YOUR OBJECTIVE: Leave out the pictures, and write out exactly the lines from the beginning of the material to the line holding "va='center', color='black', zorder=5)", that line included, and nothing else.

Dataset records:
** BEGIN **
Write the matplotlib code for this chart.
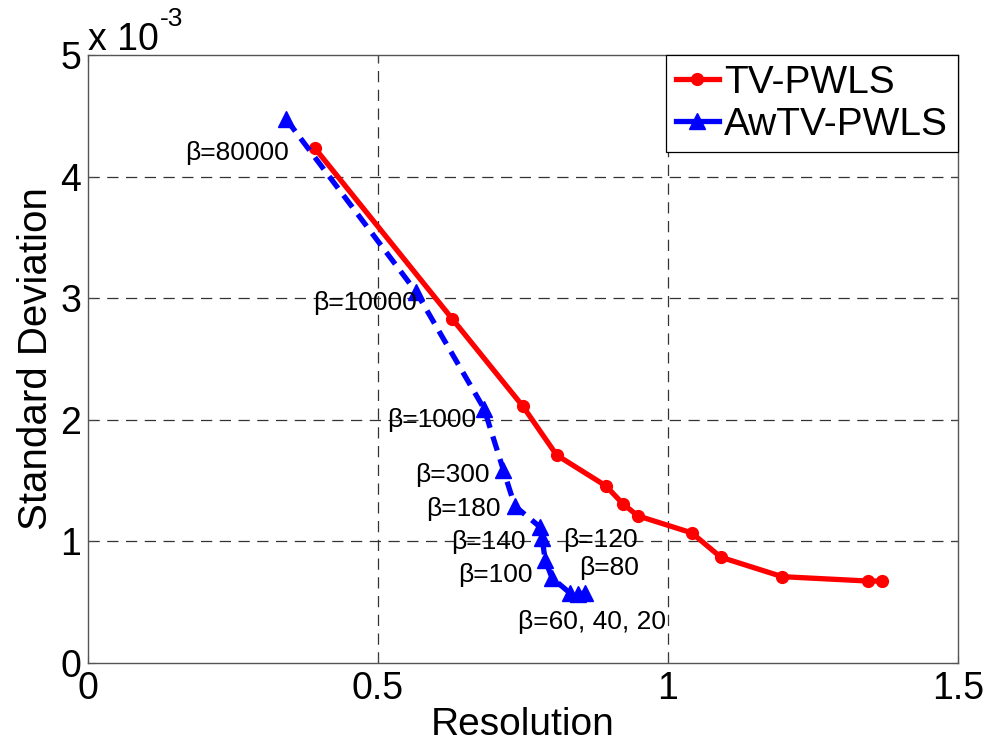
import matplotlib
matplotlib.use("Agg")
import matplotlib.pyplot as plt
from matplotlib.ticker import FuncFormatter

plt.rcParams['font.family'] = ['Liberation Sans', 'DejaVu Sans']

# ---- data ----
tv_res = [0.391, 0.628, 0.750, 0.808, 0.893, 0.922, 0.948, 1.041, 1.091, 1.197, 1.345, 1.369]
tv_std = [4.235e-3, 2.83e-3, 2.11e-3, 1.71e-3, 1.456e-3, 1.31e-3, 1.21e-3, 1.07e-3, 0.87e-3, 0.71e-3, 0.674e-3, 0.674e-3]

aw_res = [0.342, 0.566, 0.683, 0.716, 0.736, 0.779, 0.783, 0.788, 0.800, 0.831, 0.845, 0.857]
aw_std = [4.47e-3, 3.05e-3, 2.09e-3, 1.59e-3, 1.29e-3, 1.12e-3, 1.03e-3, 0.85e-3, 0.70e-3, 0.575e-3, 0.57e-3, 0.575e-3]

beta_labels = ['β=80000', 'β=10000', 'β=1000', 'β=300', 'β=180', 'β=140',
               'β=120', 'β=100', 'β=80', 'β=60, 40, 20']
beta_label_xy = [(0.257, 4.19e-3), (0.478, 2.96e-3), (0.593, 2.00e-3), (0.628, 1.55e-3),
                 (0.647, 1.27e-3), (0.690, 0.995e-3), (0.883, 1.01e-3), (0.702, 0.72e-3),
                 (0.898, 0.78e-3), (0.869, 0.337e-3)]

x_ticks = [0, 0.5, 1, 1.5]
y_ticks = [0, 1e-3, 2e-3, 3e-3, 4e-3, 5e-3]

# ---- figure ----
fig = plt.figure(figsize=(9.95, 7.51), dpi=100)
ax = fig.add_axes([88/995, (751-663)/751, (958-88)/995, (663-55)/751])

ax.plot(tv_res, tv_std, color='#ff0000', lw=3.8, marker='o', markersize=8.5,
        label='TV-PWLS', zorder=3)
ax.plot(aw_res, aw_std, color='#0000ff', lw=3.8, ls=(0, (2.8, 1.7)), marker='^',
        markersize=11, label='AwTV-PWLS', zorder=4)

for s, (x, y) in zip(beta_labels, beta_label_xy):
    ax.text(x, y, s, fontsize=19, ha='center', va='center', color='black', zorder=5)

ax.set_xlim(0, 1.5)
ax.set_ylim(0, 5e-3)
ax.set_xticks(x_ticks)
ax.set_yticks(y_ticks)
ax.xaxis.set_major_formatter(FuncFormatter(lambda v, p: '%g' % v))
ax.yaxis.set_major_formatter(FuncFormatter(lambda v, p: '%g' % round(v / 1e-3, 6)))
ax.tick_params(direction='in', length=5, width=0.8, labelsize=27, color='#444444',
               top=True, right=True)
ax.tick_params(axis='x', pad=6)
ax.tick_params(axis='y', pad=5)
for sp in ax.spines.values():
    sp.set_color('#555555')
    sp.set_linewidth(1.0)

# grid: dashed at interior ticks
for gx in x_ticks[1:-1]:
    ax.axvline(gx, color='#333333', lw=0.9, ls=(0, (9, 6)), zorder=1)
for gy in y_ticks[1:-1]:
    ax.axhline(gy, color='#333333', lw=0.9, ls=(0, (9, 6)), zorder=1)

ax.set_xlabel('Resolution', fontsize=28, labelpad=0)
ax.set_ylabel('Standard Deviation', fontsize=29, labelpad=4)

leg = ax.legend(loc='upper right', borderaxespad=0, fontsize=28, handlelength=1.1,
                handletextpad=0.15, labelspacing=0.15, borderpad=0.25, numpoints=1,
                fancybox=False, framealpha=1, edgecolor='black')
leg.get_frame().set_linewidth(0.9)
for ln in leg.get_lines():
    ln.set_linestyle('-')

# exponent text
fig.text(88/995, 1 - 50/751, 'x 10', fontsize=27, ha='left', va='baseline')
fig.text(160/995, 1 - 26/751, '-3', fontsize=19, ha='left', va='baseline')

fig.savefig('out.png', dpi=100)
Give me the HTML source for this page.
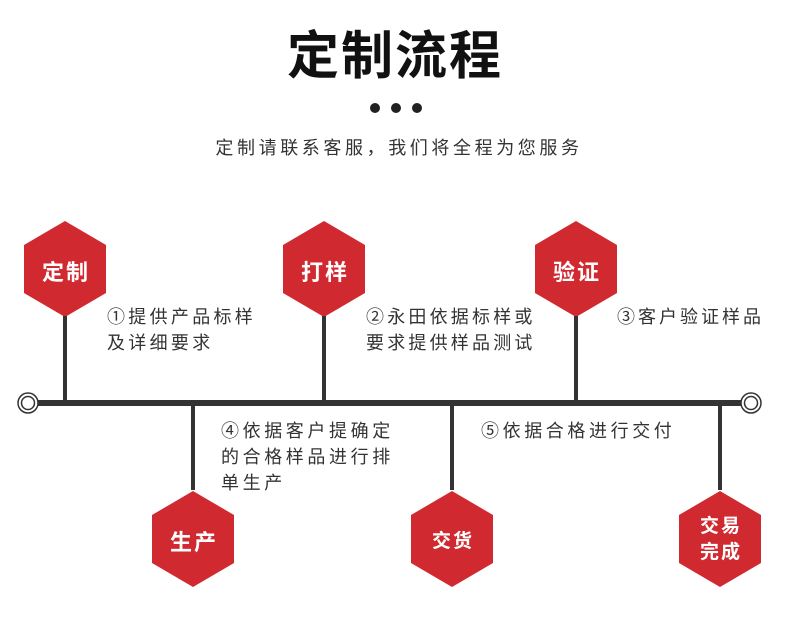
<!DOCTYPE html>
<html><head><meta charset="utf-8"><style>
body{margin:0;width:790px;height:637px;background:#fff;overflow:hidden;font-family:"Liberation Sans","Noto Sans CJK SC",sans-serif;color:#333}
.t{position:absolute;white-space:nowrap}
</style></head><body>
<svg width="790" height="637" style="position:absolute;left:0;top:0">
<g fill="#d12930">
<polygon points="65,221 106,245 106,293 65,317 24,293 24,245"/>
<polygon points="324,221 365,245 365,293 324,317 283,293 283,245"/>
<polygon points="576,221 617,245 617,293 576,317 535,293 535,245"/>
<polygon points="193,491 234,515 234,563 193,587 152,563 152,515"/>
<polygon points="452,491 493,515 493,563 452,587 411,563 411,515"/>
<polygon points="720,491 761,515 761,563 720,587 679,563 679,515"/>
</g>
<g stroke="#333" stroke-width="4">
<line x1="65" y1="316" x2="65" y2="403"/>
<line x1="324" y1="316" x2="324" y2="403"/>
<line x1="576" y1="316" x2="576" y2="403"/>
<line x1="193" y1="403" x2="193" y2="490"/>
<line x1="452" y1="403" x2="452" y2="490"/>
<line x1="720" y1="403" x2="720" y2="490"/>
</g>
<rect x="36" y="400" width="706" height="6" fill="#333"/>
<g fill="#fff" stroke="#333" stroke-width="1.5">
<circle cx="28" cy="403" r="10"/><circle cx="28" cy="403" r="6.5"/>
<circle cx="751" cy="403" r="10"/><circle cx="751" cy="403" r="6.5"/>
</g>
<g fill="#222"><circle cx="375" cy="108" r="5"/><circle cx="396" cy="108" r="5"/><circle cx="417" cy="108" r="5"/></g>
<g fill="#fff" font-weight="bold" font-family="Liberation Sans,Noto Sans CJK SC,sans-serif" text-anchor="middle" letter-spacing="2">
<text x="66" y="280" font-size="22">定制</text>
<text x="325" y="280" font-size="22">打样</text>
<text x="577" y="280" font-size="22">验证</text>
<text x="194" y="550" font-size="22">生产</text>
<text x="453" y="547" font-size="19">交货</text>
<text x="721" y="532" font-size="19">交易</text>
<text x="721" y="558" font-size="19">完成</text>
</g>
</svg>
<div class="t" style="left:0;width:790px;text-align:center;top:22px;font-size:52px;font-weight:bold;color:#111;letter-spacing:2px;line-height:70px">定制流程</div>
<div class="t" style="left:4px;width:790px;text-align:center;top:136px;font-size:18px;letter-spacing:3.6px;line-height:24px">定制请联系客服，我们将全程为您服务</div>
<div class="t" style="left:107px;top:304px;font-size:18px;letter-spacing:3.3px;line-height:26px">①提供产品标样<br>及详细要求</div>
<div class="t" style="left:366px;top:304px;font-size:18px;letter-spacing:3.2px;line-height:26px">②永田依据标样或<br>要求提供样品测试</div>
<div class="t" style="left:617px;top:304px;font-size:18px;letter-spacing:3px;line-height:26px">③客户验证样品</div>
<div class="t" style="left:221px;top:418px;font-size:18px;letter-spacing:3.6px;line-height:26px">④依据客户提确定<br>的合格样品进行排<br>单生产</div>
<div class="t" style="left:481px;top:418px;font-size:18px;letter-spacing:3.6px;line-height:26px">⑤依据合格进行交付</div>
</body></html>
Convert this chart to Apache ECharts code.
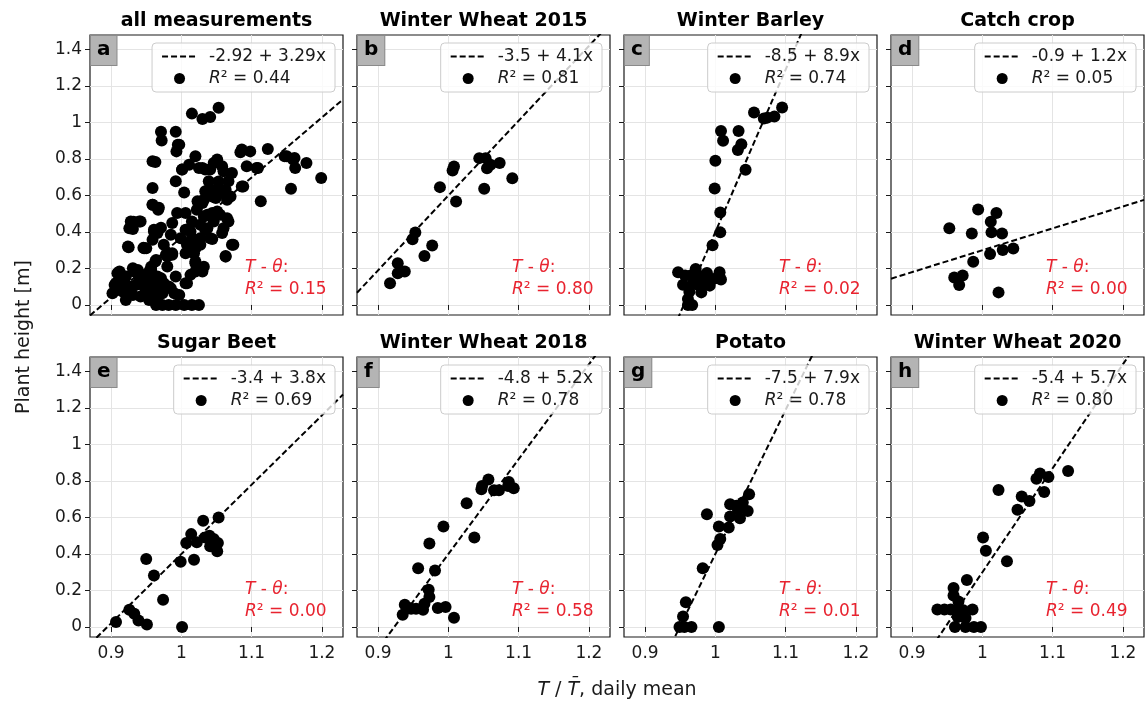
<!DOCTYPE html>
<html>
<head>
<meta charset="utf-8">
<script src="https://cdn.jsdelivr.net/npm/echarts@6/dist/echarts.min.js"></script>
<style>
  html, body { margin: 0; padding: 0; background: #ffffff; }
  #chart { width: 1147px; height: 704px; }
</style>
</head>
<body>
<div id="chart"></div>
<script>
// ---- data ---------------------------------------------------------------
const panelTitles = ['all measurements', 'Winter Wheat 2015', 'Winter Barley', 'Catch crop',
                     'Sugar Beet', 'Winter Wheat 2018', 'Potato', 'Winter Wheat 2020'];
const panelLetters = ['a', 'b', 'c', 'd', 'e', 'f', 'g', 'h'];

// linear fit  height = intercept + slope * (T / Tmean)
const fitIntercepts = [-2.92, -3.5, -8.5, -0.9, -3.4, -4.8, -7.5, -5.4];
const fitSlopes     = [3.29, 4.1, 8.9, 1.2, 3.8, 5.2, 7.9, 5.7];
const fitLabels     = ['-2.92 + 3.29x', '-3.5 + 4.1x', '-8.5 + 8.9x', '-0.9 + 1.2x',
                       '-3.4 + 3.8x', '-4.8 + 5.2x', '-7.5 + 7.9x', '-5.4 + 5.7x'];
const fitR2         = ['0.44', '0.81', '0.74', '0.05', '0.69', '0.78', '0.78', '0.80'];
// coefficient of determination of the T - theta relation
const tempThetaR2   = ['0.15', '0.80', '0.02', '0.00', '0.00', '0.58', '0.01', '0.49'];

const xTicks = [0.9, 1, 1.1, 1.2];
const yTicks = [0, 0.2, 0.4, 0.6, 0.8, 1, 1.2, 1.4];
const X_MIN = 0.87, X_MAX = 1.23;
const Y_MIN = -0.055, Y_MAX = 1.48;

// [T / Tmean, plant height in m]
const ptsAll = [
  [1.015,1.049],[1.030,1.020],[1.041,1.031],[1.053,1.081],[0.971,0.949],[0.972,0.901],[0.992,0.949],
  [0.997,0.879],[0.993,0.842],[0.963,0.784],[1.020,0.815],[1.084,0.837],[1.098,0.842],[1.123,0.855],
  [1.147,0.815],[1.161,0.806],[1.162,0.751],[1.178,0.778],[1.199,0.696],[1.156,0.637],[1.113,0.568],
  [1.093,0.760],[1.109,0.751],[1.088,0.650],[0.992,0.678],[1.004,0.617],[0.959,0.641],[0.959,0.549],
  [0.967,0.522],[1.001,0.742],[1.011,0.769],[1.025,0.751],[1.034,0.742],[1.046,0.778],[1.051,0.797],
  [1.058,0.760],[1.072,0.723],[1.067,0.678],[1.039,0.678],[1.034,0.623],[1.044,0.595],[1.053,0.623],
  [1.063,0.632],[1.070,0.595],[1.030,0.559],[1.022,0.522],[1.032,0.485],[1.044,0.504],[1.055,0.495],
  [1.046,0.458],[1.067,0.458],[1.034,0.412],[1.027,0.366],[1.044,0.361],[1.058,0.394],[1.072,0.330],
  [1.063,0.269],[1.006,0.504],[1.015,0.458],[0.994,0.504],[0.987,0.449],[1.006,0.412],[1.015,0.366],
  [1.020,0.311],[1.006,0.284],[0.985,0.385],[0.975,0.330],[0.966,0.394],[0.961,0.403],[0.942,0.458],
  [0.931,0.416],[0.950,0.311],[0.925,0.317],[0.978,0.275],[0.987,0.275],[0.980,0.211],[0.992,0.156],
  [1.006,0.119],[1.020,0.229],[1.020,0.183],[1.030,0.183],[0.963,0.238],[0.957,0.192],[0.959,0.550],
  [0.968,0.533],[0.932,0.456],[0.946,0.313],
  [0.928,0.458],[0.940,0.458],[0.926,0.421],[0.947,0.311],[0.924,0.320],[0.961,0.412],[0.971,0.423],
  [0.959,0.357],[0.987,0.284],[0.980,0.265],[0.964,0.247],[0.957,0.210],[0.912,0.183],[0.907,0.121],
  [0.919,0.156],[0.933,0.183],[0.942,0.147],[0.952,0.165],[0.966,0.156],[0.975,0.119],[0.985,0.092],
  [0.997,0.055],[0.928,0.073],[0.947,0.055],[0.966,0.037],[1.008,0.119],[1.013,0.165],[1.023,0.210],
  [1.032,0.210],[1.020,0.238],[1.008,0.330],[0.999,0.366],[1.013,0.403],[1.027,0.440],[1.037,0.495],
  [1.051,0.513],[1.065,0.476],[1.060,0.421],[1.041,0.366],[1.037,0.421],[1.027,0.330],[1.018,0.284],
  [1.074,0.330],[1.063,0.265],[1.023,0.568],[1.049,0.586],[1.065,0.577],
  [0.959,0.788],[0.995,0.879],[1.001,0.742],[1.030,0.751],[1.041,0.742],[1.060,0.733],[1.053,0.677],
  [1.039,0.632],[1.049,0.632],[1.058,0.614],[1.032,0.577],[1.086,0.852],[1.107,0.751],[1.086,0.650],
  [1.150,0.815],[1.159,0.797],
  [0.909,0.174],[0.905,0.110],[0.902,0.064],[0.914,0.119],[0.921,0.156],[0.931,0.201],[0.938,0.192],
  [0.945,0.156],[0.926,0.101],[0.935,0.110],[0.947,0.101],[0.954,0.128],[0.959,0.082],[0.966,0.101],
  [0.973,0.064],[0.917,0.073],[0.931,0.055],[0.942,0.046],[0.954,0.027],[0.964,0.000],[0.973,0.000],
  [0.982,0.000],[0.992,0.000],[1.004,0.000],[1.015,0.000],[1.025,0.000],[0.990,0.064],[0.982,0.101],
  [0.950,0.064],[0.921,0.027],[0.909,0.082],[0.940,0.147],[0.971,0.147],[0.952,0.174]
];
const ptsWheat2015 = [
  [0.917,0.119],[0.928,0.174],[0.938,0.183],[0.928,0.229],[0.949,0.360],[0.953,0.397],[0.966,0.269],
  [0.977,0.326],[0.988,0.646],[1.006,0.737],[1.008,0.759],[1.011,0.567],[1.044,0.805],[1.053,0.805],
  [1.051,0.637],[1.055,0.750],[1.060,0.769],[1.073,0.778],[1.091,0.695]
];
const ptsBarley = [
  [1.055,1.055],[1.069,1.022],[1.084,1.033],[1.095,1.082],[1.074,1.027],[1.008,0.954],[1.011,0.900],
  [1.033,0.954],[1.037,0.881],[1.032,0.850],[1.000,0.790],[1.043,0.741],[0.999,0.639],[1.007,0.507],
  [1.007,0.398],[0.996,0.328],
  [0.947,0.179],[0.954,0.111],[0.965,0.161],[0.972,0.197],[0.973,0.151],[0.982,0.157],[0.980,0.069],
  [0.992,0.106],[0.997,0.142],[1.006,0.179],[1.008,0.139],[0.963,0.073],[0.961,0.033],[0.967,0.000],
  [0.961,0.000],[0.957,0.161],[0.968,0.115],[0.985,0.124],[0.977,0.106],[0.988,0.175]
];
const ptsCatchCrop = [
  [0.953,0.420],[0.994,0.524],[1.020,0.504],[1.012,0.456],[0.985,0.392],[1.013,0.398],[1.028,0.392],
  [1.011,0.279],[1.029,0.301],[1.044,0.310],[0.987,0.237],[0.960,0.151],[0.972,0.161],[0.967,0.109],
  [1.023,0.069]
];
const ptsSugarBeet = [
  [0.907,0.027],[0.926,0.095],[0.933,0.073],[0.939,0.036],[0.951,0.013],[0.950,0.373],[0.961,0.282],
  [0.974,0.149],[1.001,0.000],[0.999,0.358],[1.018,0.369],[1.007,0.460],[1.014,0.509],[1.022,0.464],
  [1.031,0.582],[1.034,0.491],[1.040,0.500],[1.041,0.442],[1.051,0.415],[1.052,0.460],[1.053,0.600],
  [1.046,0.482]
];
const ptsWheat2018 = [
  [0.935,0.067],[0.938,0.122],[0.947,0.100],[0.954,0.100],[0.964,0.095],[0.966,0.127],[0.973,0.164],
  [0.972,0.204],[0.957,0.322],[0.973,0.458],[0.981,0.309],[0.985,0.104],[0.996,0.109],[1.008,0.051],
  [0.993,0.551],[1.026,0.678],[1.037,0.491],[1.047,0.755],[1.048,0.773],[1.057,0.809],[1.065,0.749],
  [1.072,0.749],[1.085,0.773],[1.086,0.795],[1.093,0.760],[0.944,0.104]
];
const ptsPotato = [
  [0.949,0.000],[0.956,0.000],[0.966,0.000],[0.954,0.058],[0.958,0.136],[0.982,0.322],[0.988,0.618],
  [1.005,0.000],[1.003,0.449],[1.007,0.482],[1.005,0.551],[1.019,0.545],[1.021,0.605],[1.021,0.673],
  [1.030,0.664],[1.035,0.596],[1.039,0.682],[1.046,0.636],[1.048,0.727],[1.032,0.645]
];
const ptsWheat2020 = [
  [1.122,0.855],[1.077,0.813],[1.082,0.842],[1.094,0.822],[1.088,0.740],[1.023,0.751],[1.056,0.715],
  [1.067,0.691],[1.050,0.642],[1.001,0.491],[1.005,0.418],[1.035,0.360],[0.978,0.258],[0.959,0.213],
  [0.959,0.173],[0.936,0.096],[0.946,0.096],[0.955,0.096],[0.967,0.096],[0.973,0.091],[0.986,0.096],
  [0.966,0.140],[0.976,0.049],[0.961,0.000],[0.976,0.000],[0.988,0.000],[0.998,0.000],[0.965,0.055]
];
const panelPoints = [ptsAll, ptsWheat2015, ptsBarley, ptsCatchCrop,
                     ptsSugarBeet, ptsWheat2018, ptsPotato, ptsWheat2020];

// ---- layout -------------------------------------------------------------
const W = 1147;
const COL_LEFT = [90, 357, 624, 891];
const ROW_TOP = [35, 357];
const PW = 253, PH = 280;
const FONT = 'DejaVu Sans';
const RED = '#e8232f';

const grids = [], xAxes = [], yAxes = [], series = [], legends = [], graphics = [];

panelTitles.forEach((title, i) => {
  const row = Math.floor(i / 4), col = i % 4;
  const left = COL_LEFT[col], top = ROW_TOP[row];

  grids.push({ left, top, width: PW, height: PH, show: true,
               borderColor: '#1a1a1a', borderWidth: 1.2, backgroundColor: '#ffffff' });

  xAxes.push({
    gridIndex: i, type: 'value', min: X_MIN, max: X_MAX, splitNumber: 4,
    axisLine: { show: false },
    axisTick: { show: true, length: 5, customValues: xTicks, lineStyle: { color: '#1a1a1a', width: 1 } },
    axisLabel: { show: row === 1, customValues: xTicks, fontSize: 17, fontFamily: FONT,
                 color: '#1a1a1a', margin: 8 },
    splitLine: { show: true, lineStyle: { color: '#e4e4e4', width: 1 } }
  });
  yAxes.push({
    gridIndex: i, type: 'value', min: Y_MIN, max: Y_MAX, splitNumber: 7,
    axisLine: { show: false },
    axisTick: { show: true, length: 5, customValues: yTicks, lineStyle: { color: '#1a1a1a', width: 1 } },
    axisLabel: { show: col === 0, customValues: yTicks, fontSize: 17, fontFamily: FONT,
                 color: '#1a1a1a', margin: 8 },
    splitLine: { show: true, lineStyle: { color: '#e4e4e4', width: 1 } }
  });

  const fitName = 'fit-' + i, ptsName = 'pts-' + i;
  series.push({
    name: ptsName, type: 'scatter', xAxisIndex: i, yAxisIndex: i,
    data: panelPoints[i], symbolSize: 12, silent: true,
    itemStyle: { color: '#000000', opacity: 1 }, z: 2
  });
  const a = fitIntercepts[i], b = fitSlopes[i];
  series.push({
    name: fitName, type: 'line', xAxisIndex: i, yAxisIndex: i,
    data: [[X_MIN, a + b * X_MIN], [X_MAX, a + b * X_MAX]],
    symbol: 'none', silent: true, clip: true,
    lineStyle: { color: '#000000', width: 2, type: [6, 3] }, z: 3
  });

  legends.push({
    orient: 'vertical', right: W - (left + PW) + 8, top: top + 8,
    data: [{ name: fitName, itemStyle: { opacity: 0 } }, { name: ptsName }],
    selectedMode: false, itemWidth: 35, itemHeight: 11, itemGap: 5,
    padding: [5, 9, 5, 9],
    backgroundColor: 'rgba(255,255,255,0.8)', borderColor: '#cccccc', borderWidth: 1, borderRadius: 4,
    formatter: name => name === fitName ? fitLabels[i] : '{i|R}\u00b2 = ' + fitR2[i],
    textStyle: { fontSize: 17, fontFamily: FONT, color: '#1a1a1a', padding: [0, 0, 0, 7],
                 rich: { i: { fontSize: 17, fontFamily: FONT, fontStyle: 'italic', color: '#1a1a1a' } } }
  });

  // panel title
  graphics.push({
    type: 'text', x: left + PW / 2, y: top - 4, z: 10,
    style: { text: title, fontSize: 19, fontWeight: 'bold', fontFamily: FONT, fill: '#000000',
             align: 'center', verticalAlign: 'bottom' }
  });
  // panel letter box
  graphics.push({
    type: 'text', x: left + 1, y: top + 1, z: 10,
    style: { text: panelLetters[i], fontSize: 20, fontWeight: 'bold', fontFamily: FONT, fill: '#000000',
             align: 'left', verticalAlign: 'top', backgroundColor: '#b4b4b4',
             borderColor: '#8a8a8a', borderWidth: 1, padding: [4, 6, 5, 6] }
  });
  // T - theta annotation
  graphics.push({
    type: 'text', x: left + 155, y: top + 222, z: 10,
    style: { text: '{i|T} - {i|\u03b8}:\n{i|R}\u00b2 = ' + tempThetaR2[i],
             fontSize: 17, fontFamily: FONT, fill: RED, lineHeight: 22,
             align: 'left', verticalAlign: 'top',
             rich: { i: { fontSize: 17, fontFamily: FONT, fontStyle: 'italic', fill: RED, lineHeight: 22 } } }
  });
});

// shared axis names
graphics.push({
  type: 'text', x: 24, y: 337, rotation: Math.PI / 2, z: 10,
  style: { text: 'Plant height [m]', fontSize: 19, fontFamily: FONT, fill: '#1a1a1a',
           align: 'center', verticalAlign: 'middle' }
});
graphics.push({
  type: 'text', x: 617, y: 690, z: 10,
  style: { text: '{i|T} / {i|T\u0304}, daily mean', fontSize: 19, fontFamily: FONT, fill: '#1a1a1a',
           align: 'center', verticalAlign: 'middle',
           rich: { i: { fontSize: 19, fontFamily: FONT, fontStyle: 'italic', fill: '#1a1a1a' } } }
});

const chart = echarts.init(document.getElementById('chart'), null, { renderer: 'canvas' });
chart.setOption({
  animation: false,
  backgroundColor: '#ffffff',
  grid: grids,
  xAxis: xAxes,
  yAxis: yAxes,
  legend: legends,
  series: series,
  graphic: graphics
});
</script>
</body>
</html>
** END **
THE OUTPUT:
Write the matplotlib code for this chart.
import matplotlib
matplotlib.use("Agg")
import matplotlib.pyplot as plt
from matplotlib.ticker import FuncFormatter

plt.rcParams['font.family'] = ['Liberation Sans', 'DejaVu Sans']

# ---- data ----
tv_res = [0.391, 0.628, 0.750, 0.808, 0.893, 0.922, 0.948, 1.041, 1.091, 1.197, 1.345, 1.369]
tv_std = [4.235e-3, 2.83e-3, 2.11e-3, 1.71e-3, 1.456e-3, 1.31e-3, 1.21e-3, 1.07e-3, 0.87e-3, 0.71e-3, 0.674e-3, 0.674e-3]

aw_res = [0.342, 0.566, 0.683, 0.716, 0.736, 0.779, 0.783, 0.788, 0.800, 0.831, 0.845, 0.857]
aw_std = [4.47e-3, 3.05e-3, 2.09e-3, 1.59e-3, 1.29e-3, 1.12e-3, 1.03e-3, 0.85e-3, 0.70e-3, 0.575e-3, 0.57e-3, 0.575e-3]

beta_labels = ['β=80000', 'β=10000', 'β=1000', 'β=300', 'β=180', 'β=140',
               'β=120', 'β=100', 'β=80', 'β=60, 40, 20']
beta_label_xy = [(0.257, 4.19e-3), (0.478, 2.96e-3), (0.593, 2.00e-3), (0.628, 1.55e-3),
                 (0.647, 1.27e-3), (0.690, 0.995e-3), (0.883, 1.01e-3), (0.702, 0.72e-3),
                 (0.898, 0.78e-3), (0.869, 0.337e-3)]

x_ticks = [0, 0.5, 1, 1.5]
y_ticks = [0, 1e-3, 2e-3, 3e-3, 4e-3, 5e-3]

# ---- figure ----
fig = plt.figure(figsize=(9.95, 7.51), dpi=100)
ax = fig.add_axes([88/995, (751-663)/751, (958-88)/995, (663-55)/751])

ax.plot(tv_res, tv_std, color='#ff0000', lw=3.8, marker='o', markersize=8.5,
        label='TV-PWLS', zorder=3)
ax.plot(aw_res, aw_std, color='#0000ff', lw=3.8, ls=(0, (2.8, 1.7)), marker='^',
        markersize=11, label='AwTV-PWLS', zorder=4)

for s, (x, y) in zip(beta_labels, beta_label_xy):
    ax.text(x, y, s, fontsize=19, ha='center', va='center', color='black', zorder=5)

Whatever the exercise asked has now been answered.